The other is to identify a soldier from or near their hometown buried in the Normandy American Cemetery at Colleville-sur-Mer, working with archivists to examine historical records and conducting local research to piece together a biography of the soldier.
That biography will be given to the American Battle Monuments Commission to be held at the cemetery’s archives upon completion.
Lorenzo Taylor of Elmira was chosen by the pair as the veteran to spotlight.
Taylor was killed in the early days of the invasion as a paratrooper behind enemy lines at the age of 24. He previously worked for American LaFrance and enlisted in the 508th Parachute Infantry Regiment in 1942.
The pair said they have begun seeking local records and have already found an old yearbook with Taylor featured.

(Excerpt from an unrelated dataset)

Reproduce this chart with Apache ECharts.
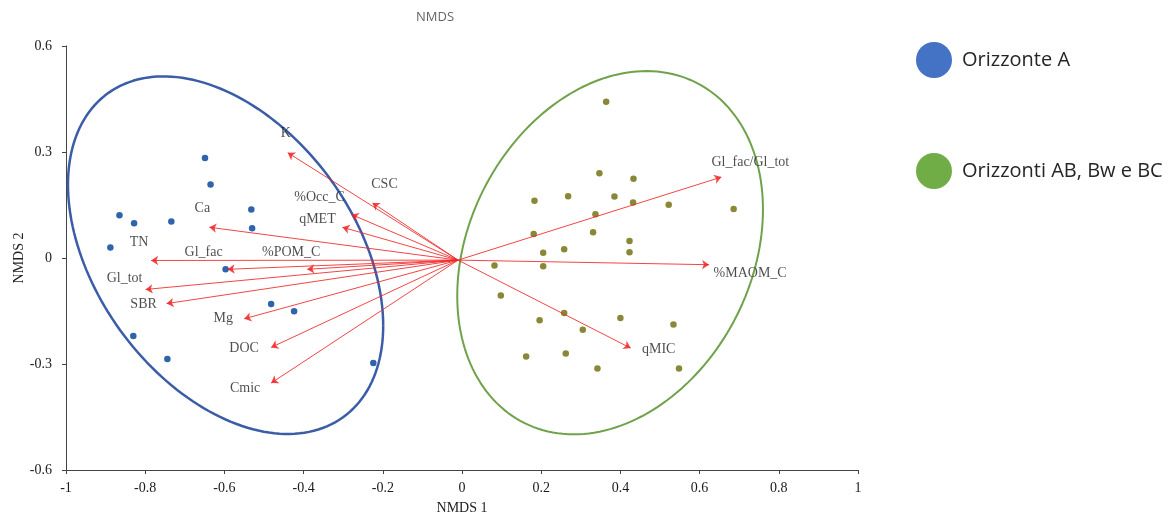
<!DOCTYPE html>
<html>
<head>
<meta charset="utf-8">
<script src="https://cdn.jsdelivr.net/npm/echarts@6/dist/echarts.min.js"></script>
<style>
html,body{margin:0;padding:0;background:#fff;}
#chart{width:1176px;height:513px;}
</style>
</head>
<body>
<div id="chart"></div>
<script>
// ---------- data ----------
const groupNames = ['Orizzonte A', 'Orizzonti AB, Bw e BC'];

const groupA = [
  [-0.649, 0.283], [-0.635, 0.208], [-0.865, 0.121], [-0.828, 0.098],
  [-0.734, 0.103], [-0.532, 0.137], [-0.530, 0.084], [-0.888, 0.030],
  [-0.597, -0.032], [-0.482, -0.130], [-0.424, -0.151], [-0.830, -0.221],
  [-0.744, -0.286], [-0.224, -0.297]
];

const groupB = [
  [0.364, 0.442], [0.347, 0.240], [0.433, 0.224], [0.183, 0.162],
  [0.268, 0.175], [0.385, 0.174], [0.432, 0.157], [0.522, 0.151],
  [0.686, 0.139], [0.337, 0.124], [0.181, 0.068], [0.331, 0.073],
  [0.423, 0.048], [0.423, 0.016], [0.205, 0.015], [0.258, 0.025],
  [0.082, -0.021], [0.205, -0.023], [0.098, -0.106], [0.258, -0.156],
  [0.196, -0.176], [0.400, -0.170], [0.534, -0.188], [0.305, -0.203],
  [0.162, -0.279], [0.262, -0.270], [0.342, -0.313], [0.548, -0.313]
];

const vectorNames = ['K', 'CSC', '%Occ_C', 'qMET', 'Ca', 'TN', 'Gl_fac', '%POM_C',
  'Gl_tot', 'SBR', 'Mg', 'DOC', 'Cmic', 'Gl_fac/Gl_tot', '%MAOM_C', 'qMIC'];
const vectorX = [-0.440, -0.226, -0.279, -0.302, -0.638, -0.785, -0.592, -0.391,
  -0.799, -0.746, -0.550, -0.482, -0.482, 0.655, 0.624, 0.426];
const vectorY = [0.298, 0.156, 0.123, 0.087, 0.087, -0.007, -0.032, -0.032,
  -0.089, -0.129, -0.172, -0.253, -0.354, 0.229, -0.019, -0.255];
const vectorOrigin = [-0.01, -0.006];

// ellipses: center x, center y, half-width, half-height, correlation
const ellipseA = { cx: -0.597, cy: 0.008, rx: 0.398, ry: 0.506, rho: -0.394 };
const ellipseB = { cx: 0.374, cy: 0.015, rx: 0.386, ry: 0.514, rho: 0.238 };

const xTicks = { min: -1, max: 1, interval: 0.2 };
const yTicks = { min: -0.6, max: 0.6, interval: 0.3 };

// ---------- styling / layout (not data) ----------
const labelOffsets = {
  'K': [-2, -19], 'CSC': [12, -19], '%Occ_C': [-32, -17], 'qMET': [-25, -8],
  'Ca': [-7, -19], 'TN': [-12, -18], 'Gl_fac': [-24, -17], '%POM_C': [-16, -17],
  'Gl_tot': [-21, -11], 'SBR': [-23, 1], 'Mg': [-21, 0], 'DOC': [-27, 1],
  'Cmic': [-26, 5], 'Gl_fac/Gl_tot': [29, -15], '%MAOM_C': [41, 9], 'qMIC': [28, 1]
};

function ellipsePath(e) {
  const pts = [];
  const n = 180;
  const s = Math.sqrt(1 - e.rho * e.rho);
  for (let i = 0; i <= n; i++) {
    const t = 2 * Math.PI * i / n;
    pts.push([e.cx + e.rx * Math.cos(t), e.cy + e.ry * (e.rho * Math.cos(t) + s * Math.sin(t))]);
  }
  return pts;
}

const serif = '"Liberation Serif", "DejaVu Serif", serif';

const arrowData = vectorNames.map((n, i) => ({ coords: [vectorOrigin, [vectorX[i], vectorY[i]]] }));
const labelData = vectorNames.map((n, i) => ({
  name: n, value: [vectorX[i], vectorY[i]],
  label: { offset: labelOffsets[n] }
}));

const chart = echarts.init(document.getElementById('chart'));
chart.setOption({
  animation: false,
  backgroundColor: '#ffffff',
  title: {
    text: 'NMDS', left: 411, top: 6,
    textStyle: { fontFamily: '"Open Sans", sans-serif', fontSize: 13, fontWeight: 'normal', color: '#666' }
  },
  legend: {
    orient: 'vertical', left: 911, top: 37, itemGap: 75,
    itemWidth: 36, itemHeight: 36, icon: 'circle',
    textStyle: { fontFamily: '"Open Sans", sans-serif', fontSize: 20, color: '#262626', padding: [0, 0, 0, 5] },
    data: [
      { name: groupNames[0], itemStyle: { color: '#4472c4', opacity: 1 } },
      { name: groupNames[1], itemStyle: { color: '#70ad47', opacity: 1 } }
    ]
  },
  grid: { left: 66, right: 318, top: 46, bottom: 43, containLabel: false, outerBoundsMode: 'none' },
  xAxis: {
    type: 'value', min: xTicks.min, max: xTicks.max, interval: xTicks.interval,
    name: 'NMDS 1', nameLocation: 'middle', nameGap: 31,
    nameTextStyle: { fontFamily: serif, fontSize: 14, color: '#222' },
    axisLine: { onZero: false, lineStyle: { color: '#444', width: 1 } },
    axisTick: { show: true, length: 4, lineStyle: { color: '#444' } },
    axisLabel: { fontFamily: serif, fontSize: 14, color: '#1a1a1a', margin: 11 },
    splitLine: { show: false }
  },
  yAxis: {
    type: 'value', min: yTicks.min, max: yTicks.max, interval: yTicks.interval,
    name: 'NMDS 2', nameLocation: 'middle', nameGap: 40, nameRotate: 90,
    nameMoveOverlap: false,
    nameTextStyle: { fontFamily: serif, fontSize: 14, color: '#222' },
    axisLine: { onZero: false, lineStyle: { color: '#444', width: 1 } },
    axisTick: { show: true, length: 4, lineStyle: { color: '#444' } },
    axisLabel: { fontFamily: serif, fontSize: 14, color: '#1a1a1a', margin: 14 },
    splitLine: { show: false }
  },
  series: [
    {
      type: 'line', data: ellipsePath(ellipseA), showSymbol: false, symbol: 'none',
      lineStyle: { color: '#3b5ca6', width: 2.5 }, silent: true, z: 2
    },
    {
      type: 'line', data: ellipsePath(ellipseB), showSymbol: false, symbol: 'none',
      lineStyle: { color: '#6fa24a', width: 2 }, silent: true, z: 2
    },
    {
      name: groupNames[0], type: 'scatter', data: groupA, symbolSize: 6.5,
      itemStyle: { color: '#2f63ad', opacity: 1 }, z: 3
    },
    {
      name: groupNames[1], type: 'scatter', data: groupB, symbolSize: 6.5,
      itemStyle: { color: '#8a8838', opacity: 1 }, z: 3
    },
    {
      type: 'lines', coordinateSystem: 'cartesian2d', data: arrowData,
      symbol: ['none', 'arrow'], symbolSize: 7,
      lineStyle: { color: '#f02424', width: 1, opacity: 0.85, curveness: 0 }, z: 4
    },
    {
      type: 'scatter', data: labelData, symbolSize: 0, z: 5, silent: true,
      label: {
        show: true, position: 'inside', formatter: '{b}',
        fontFamily: serif, fontSize: 14, color: '#1f1f1f'
      }
    }
  ]
});
</script>
</body>
</html>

Ameigh, who helped Hyatt apply as part of the gifted student program at the school, said she hopes to find local residents, be it distant relatives or other connections, who might know more about him in the course of their research, especially given that he had no direct descendants.
Hyatt said the research can feel surreal and intimate at times, given the local connection and the knowledge of her family’s connection to World War II, with her great uncle killed in the conflict as a Pacific gunner. Other members of her family have served within her lifetime and continue to serve in the military today.
“Obviously, you hear about it in textbooks, but it puts more of a connection,” Hyatt said.
“So just to have the humanizing aspect where it’s like, ‘these are real people,’ and you can almost see that through our research, and then being able to go stand and give his biography, that’s such an honor because it almost makes him then part of my family at that point — he becomes connected to me, and that’s something I get to share as I age.”
She said work on the project and the additional study has already begun, and she is excited to go to Europe for the first time and connect with new people from across the country interested in studying similar subjects.